We are now in some sort of an American Fall. Civil society here has suddenly hit the ground running, and we are all headed toward a future no one imagined when you—a young Tunisian vegetable seller capable of giving so much, who instead had so much taken from you—burned yourself to death to protest your impoverished and humiliated state.

You lit yourself on fire on December 17, 2010, exactly nine months before Occupy Wall Street began. Your death two weeks later would be the beginning of so much. You lit yourself on fire because you were voiceless, powerless, and evidently without hope. And yet you must have had one small hope left: that your death would have an impact, that you, who had so few powers—even the power to make a decent living or protect your modest possessions or be treated fairly and decently by the police—had the power to protest. As it turned out, you had that power beyond your wildest dreams, and you had it because your hope, however diminished, was the dream of the many, the dream of what we now have started calling the 99%.
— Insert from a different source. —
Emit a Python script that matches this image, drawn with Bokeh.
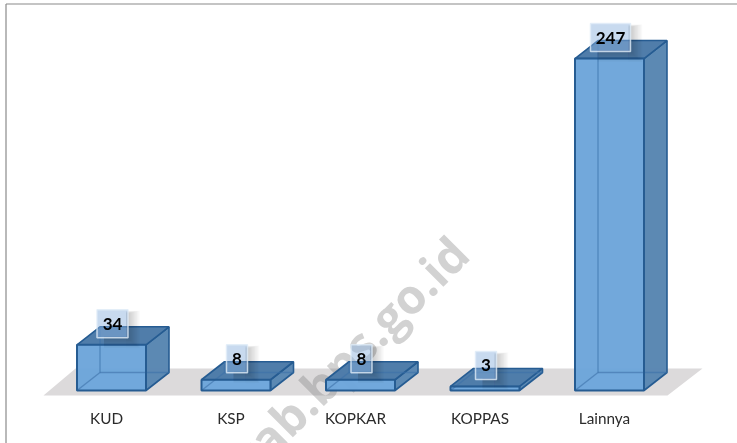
import math
from bokeh.plotting import figure
from bokeh.embed import file_html
from bokeh.resources import INLINE
from bokeh.core.properties import value
from bokeh.models import ColumnDataSource

categories = ["KUD", "KSP", "KOPKAR", "KOPPAS", "Lainnya"]
values = [34, 8, 8, 3, 247]
watermark = "kab.bps.go.id"

W, H = 737, 443
STEP = 124.5      # px per category
UNIT = 1.344      # px per value
X0, Y0 = 111.0, 390.0
ux = lambda px: px / STEP
uy = lambda px: px / UNIT
fx = lambda px: (px - X0) / STEP
fy = lambda px: (Y0 - px) / UNIT

p = figure(width=W, height=H, output_backend="svg", toolbar_location=None,
           x_range=(fx(0), fx(W)), y_range=(fy(H), fy(0)), min_border=0,
           outline_line_color=None, background_fill_color="white",
           border_fill_color="white")
p.axis.visible = False
p.grid.visible = False
p.styles = {"position": "fixed", "left": "0px", "top": "0px"}

# frame lines
p.line([fx(5.5), fx(5.5)], [fy(H), fy(3.5)], line_color="#8a8a8a", line_width=1.2)
p.line([fx(5.5), fx(W)], [fy(3.5), fy(3.5)], line_color="#8a8a8a", line_width=1.2)

# floor
p.patch([fx(43), fx(75), fx(702), fx(667)], [fy(395), fy(368), fy(368), fy(395)],
        fill_color="#dcdadb", line_color=None)

# watermark, behind the boxes
p.text(x=[fx(459)], y=[fy(244)], text=[watermark], angle=math.radians(45), text_align="right",
       text_baseline="alphabetic", text_font=value("Open Sans"), text_font_style="bold",
       text_font_size="48px", text_color="#777777", text_alpha=0.33)

HW = 34.5
DX, DY = 23, 18
EDGE = "#265c92"
INNER = "#3a70a8"
for i, (c, v) in enumerate(zip(categories, values)):
    l, r = i - ux(HW), i + ux(HW)
    b, t = 0, v
    dx, dy = ux(DX), uy(DY)
    # back wall, left wall and floor of the box
    p.patch([l+dx, r+dx, r+dx, l+dx], [b+dy, b+dy, t+dy, t+dy], fill_color="#6a9fd0",
            fill_alpha=0.85, line_color=None)
    p.patch([l, l+dx, l+dx, l], [b, b+dy, t+dy, t], fill_color="#6a9fd0",
            fill_alpha=0.85, line_color=None)
    p.patch([l, r, r+dx, l+dx], [b, b, b+dy, b+dy], fill_color="#6fa6db",
            fill_alpha=0.85, line_color=None)
    # side
    p.patch([r, r+dx, r+dx, r], [b, b+dy, t+dy, t], fill_color="#5b87b2", fill_alpha=0.97,
            line_color=EDGE, line_width=1.6)
    # top
    p.patch([l, r, r+dx, l+dx], [t, t, t+dy, t+dy], fill_color="#4d7aa8", fill_alpha=0.95,
            line_color=EDGE, line_width=1.6)
    # front
    p.patch([l, r, r, l], [b, b, t, t], fill_color="#6ea6dc", fill_alpha=0.8,
            line_color=None)
    # back edges seen through the front
    p.multi_line([[l, l+dx], [l+dx, r+dx], [l+dx, l+dx]], [[b, b+dy], [b+dy, b+dy], [b+dy, t+dy]],
                 line_color=INNER, line_alpha=0.6, line_width=1.3)
    p.patch([l, r, r, l], [b, b, t, t], fill_alpha=0, line_color=EDGE, line_width=2)

    # label box with a soft shadow on its right and lower side
    label = str(v)
    bw = {1: 21, 2: 31, 3: 40}[len(label)]
    cy = t + uy(21)
    bh = 28
    L, R = i + ux(1 - bw/2), i + ux(1 + bw/2)
    T, B = cy + uy(bh/2), cy - uy(bh/2)
    for g in range(7, -1, -1):
        p.quad(left=R - ux(2), right=R + ux(2 + g*1.4),
               top=T - uy(3 - g*0.3), bottom=B - uy(2 + g*1.2),
               fill_color="#000000", fill_alpha=0.024, line_color=None)
        p.quad(left=L + ux(7), right=R - ux(2),
               top=B + uy(1), bottom=B - uy(1 + g*1.3),
               fill_color="#000000", fill_alpha=0.024, line_color=None)
    p.quad(left=L, right=R, bottom=B, top=T,
           fill_color="#8ab1de", fill_alpha=0.47, line_color="#e0ecf7", line_alpha=0.8, line_width=1.5)
    p.text(x=[i + ux(1)], y=[cy], text=[label], text_align="center", text_baseline="middle",
           text_font=value("Lato"), text_font_style="bold", text_font_size="17px",
           text_color="#000000")

src = ColumnDataSource(dict(x=list(range(len(categories))), y=[fy(417)]*len(categories), t=categories))
p.text(x="x", y="y", text="t", source=src, text_align="center", text_baseline="middle",
       x_offset=-5, text_font=value("Lato"), text_font_size="15.3px", text_color="#2b2b2b")

open("out.html", "w").write(file_html(p, INLINE))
And so Tunisia erupted and overthrew its government, and Egypt caught fire, as did Bahrain, Syria, Yemen, and Libya. Where the nonviolent protests elsewhere turned into a civil war, the rebels have almost
won after several bloody months. Who could have imagined a Middle East without Ben Ali of Tunisia, without Mubarak, without Gaddafi? And yet here we are, in the unimaginable world. Again. And almost everywhere.

Japan was literally shaken loose from its plans and arrangements by the March 11 earthquake and tsunami, and that country has undergone profound soul-searching about values and priorities. China is turbulent, and no one knows how much longer the discontent of the repressed middle class and the hungry poor there will remain containable. India: who knows? The Saudi government is so frightened it even gave women a few new rights. Syrians wouldn’t go home even when their army began to shoot them down. Crowds of up to a million Italians have been protesting austerity measures in recent months. The Greeks, well, if you’ve been following events, you know about the Greeks. Have I forgotten Israel? Huge demonstrations against the economic status quo there lasted all summer and into this fall.

As you knew at the outset, it’s all about economics. This wild year, Greece boiled over again into crisis with colossal protests, demonstrations, blockades, and outright street warfare. Icelanders continued their fight against bailing out the banks that sank their country’s economy in 2008 and continue pelting politicians with eggs. Their former prime minister may become the first head of state to face legal charges in connection with the global financial collapse. Spanish youth began to rise up on May 15.

Distinctively, in so many of these uprisings, the participants were not advocating not for one party or a simple position, but for a better world, for dignity, for respect, for real democracy, for belonging, for hope and possibility—and their economic underpinnings. The Spanish young whose future had been sold out to benefit corporations and their 1% were nicknamed the
Indignados
, and they lived in the plazas of Spain this summer. Occupied Madrid, like Occupied Tahrir Square, preceded Occupy Wall Street.

In Chile, students outraged by the cost of an education and the profound inequities of their society have been demonstrating since May—with everything from kiss-ins to school occupations to marches of 150,000
or more. Forty thousand students marched against “education reform” in Colombia last week. And in August in Britain the young went on a rampage that tore up London, Birmingham, and dozens of other communities, an event that began when the police shot Mark Duggan, a dark-skinned twenty-nine-year-old Londoner. Young Britons had risen up more peaceably over tuition hikes the winter before. There, too, things are bleak and volatile—something I know you would understand. In Mexico, a beautiful movement involving mass demonstrations against the drug war has arisen, triggered by the death of another young man and by the grief and vision of his father, left-wing poet Javier Sicilia.